Our wonderful field crew departed yesterday (thank you again Elena, Kate, Christa, Max, and Hannah! You guys were fantastic!), which leaves Gail, Anna and I to finish up things in the field, pack up the camp, and look back on our 2013 field season.
The end of our time in Wyoming always involves proofing data– teams of two people check each line of data in the computer against the field notes to look for typos and other problems. No matter how conscientious one is, mistakes always creep in (especially when one gets up at 4 in the morning!) Reading each line aloud and filtering data to make sure there are no o’s masquerading as zeros for example, are important ways to insure data quality.
In some respects it was a disappointing season, with some of the least cooperative weather we’ve ever encountered. We had repeated cycles of snow every week or two that delayed or prevented meeting some of our field goals. We didn’t have time at the end of the season to run the full suite of robot experiments that we wanted to, so those will be saved for another year. We also didn’t get our sage chemical sampling in, although this was partly a data quality concern (since the sage are producing their ephemeral “summer” leaves now, our results wouldn’t tell us as much about grouse foraging in the late winter and early spring).

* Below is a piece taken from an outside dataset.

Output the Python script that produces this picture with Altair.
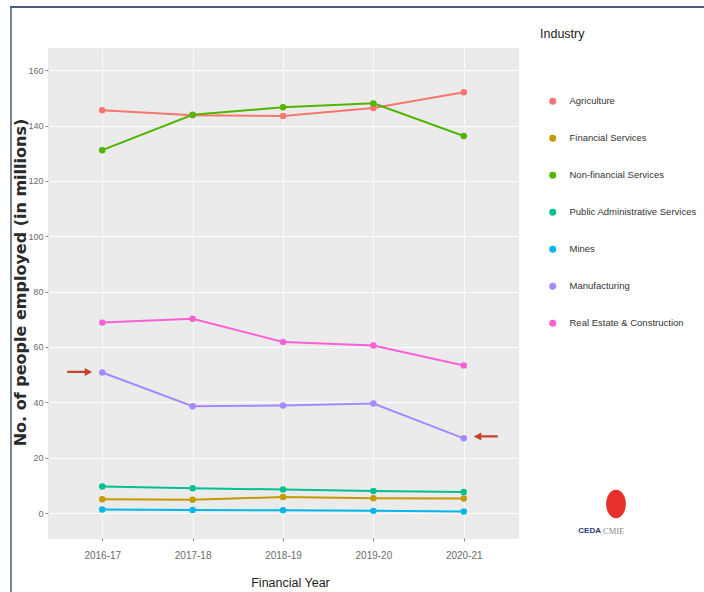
import altair as alt
import pandas as pd

years = ["2016-17", "2017-18", "2018-19", "2019-20", "2020-21"]
industries = ["Agriculture", "Financial Services", "Non-financial Services",
              "Public Administrative Services", "Mines", "Manufacturing",
              "Real Estate & Construction"]
colors = ["#F8766D", "#C49A00", "#53B400", "#00C094", "#00B6EB", "#A58AFF", "#FB61D7"]

agriculture = [145.5, 143.7, 143.4, 146.3, 152.0]
financial = [5.0, 4.8, 5.8, 5.4, 5.3]
non_financial = [131.1, 143.9, 146.6, 148.0, 136.2]
public_admin = [9.6, 9.0, 8.5, 8.0, 7.6]
mines = [1.3, 1.1, 1.0, 0.8, 0.6]
manufacturing = [50.8, 38.6, 38.9, 39.6, 27.0]
real_estate = [68.8, 70.2, 61.8, 60.5, 53.3]

series = [agriculture, financial, non_financial, public_admin, mines, manufacturing, real_estate]
rows = []
for ind, vals in zip(industries, series):
    for y, v in zip(years, vals):
        rows.append({"year": y, "industry": ind, "value": v})
df = pd.DataFrame(rows)

# annotation arrows pointing at Manufacturing
arrow_years = ["2016-17", "2020-21"]
arrow_values = [51.0, 27.7]
arrow_shapes = [
    "M-3.5,-0.11 L-1.75,-0.11 L-1.75,-0.4 L-1.0,0 L-1.75,0.4 L-1.75,0.11 L-3.5,0.11 Z",
    "M3.4,-0.11 L1.75,-0.11 L1.75,-0.4 L1.0,0 L1.75,0.4 L1.75,0.11 L3.4,0.11 Z",
]

FONT = "Liberation Sans"
PANEL = "#EBEBEB"

x_enc = alt.X("year:N", sort=years,
              scale=alt.Scale(type="point", padding=0.6),
              axis=alt.Axis(title="Financial Year", labelAngle=0, grid=True,
                            gridColor="white", gridWidth=0.8, domain=False,
                            tickColor="#8a8a8a", tickSize=3, labelColor="#6b6b6b",
                            labelFontSize=10, labelFont=FONT, labelPadding=9,
                            titleFont=FONT, titleFontSize=12.5, titleFontWeight="normal",
                            titleColor="#222", titleX=242, titleY=44,
                            titleBaseline="middle"))
y_enc = alt.Y("value:Q",
              scale=alt.Scale(domain=[-9, 168], nice=False, zero=False),
              axis=alt.Axis(title="No. of people employed (in millions)",
                            values=[0, 20, 40, 60, 80, 100, 120, 140, 160],
                            grid=True, gridColor="white", gridWidth=1.2, domain=False,
                            tickColor="#8a8a8a", tickSize=3, labelColor="#6b6b6b",
                            labelFontSize=9, labelFont=FONT, labelPadding=2,
                            titleFont="DejaVu Sans", titleFontSize=16,
                            titleFontWeight="bold", titleColor="#2a2a2a",
                            titleX=-28, titleY=234, titleAlign="center",
                            titleBaseline="middle"))
color_enc = alt.Color("industry:N",
                      scale=alt.Scale(domain=industries, range=colors),
                      legend=alt.Legend(title="Industry", orient="none",
                                        legendX=492, legendY=-20,
                                        symbolType="circle", symbolSize=30,
                                        symbolOffset=8,
                                        titleFont=FONT, titleFontSize=12.5,
                                        titleFontWeight="normal", titleColor="#222",
                                        titlePadding=56,
                                        labelFont=FONT, labelFontSize=9.5,
                                        labelColor="#333", labelOffset=12,
                                        rowPadding=25))

base = alt.Chart(df)
lines = base.mark_line(strokeWidth=2).encode(x=x_enc, y=y_enc, color=color_enc,
                                             detail="industry:N")
points = base.mark_circle(size=42, opacity=1).encode(x=x_enc, y=y_enc, color=color_enc)

arrow_layers = []
for yr, val, shp in zip(arrow_years, arrow_values, arrow_shapes):
    adf = pd.DataFrame({"year": [yr], "value": [val]})
    arrow_layers.append(
        alt.Chart(adf).mark_point(shape=shp, filled=True, color="#c0452b",
                                  opacity=1, size=400).encode(
            x=alt.X("year:N", sort=years), y="value:Q"))

logo_shape = alt.Chart(pd.DataFrame({"t": ["logo"]})).mark_point(
    shape="M0,-1 A0.7,1 0 1,1 0,1 A0.7,1 0 1,1 0,-1 Z",
    filled=True, color="#e8302a", opacity=1, size=800
).encode(x=alt.value(568), y=alt.value(456))
logo_text1 = alt.Chart(pd.DataFrame({"t": ["CEDA"]})).mark_text(
    fontSize=8, fontWeight="bold", color="#1f3a6e", align="right", font="Liberation Sans",
    baseline="middle"
).encode(x=alt.value(553), y=alt.value(483), text="t:N")
logo_text2 = alt.Chart(pd.DataFrame({"t": ["CMIE"]})).mark_text(
    fontSize=8.5, color="#888", align="left", font="Liberation Serif", baseline="middle"
).encode(x=alt.value(555), y=alt.value(483), text="t:N")

# screenshot frame lines
frame_df = pd.DataFrame({"t": ["frame"]})
frame_top = alt.Chart(frame_df).mark_rule(color="#4a5d7a", strokeWidth=2).encode(
    x=alt.value(-38), x2=alt.value(656), y=alt.value(-41))
frame_left = alt.Chart(frame_df).mark_rule(color="#4a5d7a", strokeWidth=1.5).encode(
    x=alt.value(-37), y=alt.value(-41), y2=alt.value(544))

chart = alt.layer(lines, points, *arrow_layers, logo_shape, logo_text1, logo_text2,
                  frame_top, frame_left).properties(
    width=470, height=490,
    autosize=alt.AutoSizeParams(type="none"),
    padding={"left": 48, "top": 48, "right": 186, "bottom": 54},
    view=alt.ViewBackground(fill=PANEL, stroke=PANEL, strokeWidth=1),
).configure_view(fill=PANEL, stroke=PANEL, strokeWidth=1).configure(
    background="white")

chart.save("out.html", embed_options={"renderer": "svg", "actions": False})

We did tick off a few important objectives though. Gail’s redesign of the robots work great- in our tests on the lek they looked good and we didn’t have to mount any “rescues” due to tipping over. Our crew were instrumental in developing several new protocols ready for next year- including sage sampling, computer-assisted sorting of tail feather “buttprint” photos and moving to a free-ware image analysis program for making those buttprints.
We also got a lot of interesting data from a “bad” year, so we can take a closer look at how environmental variation affects the grouse. Our birds endured a drought; population numbers were really down not only from the high years of 2006 & 2007, but even from last year, so this could have an interesting impact on male traits and behaviors as well as what females like. As Peter and Rosemary Grant showed with their seminal work on Darwin’s Finches in the Galapagos, sometimes you only notice strong selection when times get tough.
As an exciting finale, we finally got two of our new Encounternet telemetry tags, and with Kurt Smith (Ph.D. candidate from the University of Wyoming who is studying Sage-Grouse just southeast from our site), managed to get them on two males from Cottontail.
After our capture success, we visited Cottontail every morning until our departure to try and test out these new tags. One of our tagged males (male number 641, later called “Talon Krakauer” by our crew), came back to his old territory. We’ll give Kurt a lot of credit for Talon’s return. In our fairly limited experience, birds caught towards the end of the season tend not to return to the lek that season and wait until the next year to strut their stuff. Kurt has put VHF and GPS tags on well over 100 sage-grouse now, so has a good handle on how to make sure the capture and harnessing is as minimally disruptive as possible.
From a blind 40 meters from Talon’s territory, we were able to communicate remotely with Talon’s tag, switch it from the low power mode that that would allow the battery to last until next season to the “streaming” mode that would send real-time accelerometer data from the grouse to our receiver. At the same time we were able to videotape Talon’s behavior. In this way we can correlate the behavior with the movement data coming from the tag. When the birds started looking nervous like they were going to depart the lek for the day, we were able to switch the tag back into the power-saving mode. The GPS sensor on the tag will now come to life every 2 days to take a waypoint, and if all goes well, we will be able to download these points next year and see where Talon ventured throughout the summer and fall.
We will likely do further tests of the accelerometer sensor with chickens back on campus, but we feel much better having some data from an actual sage-grouse in hand.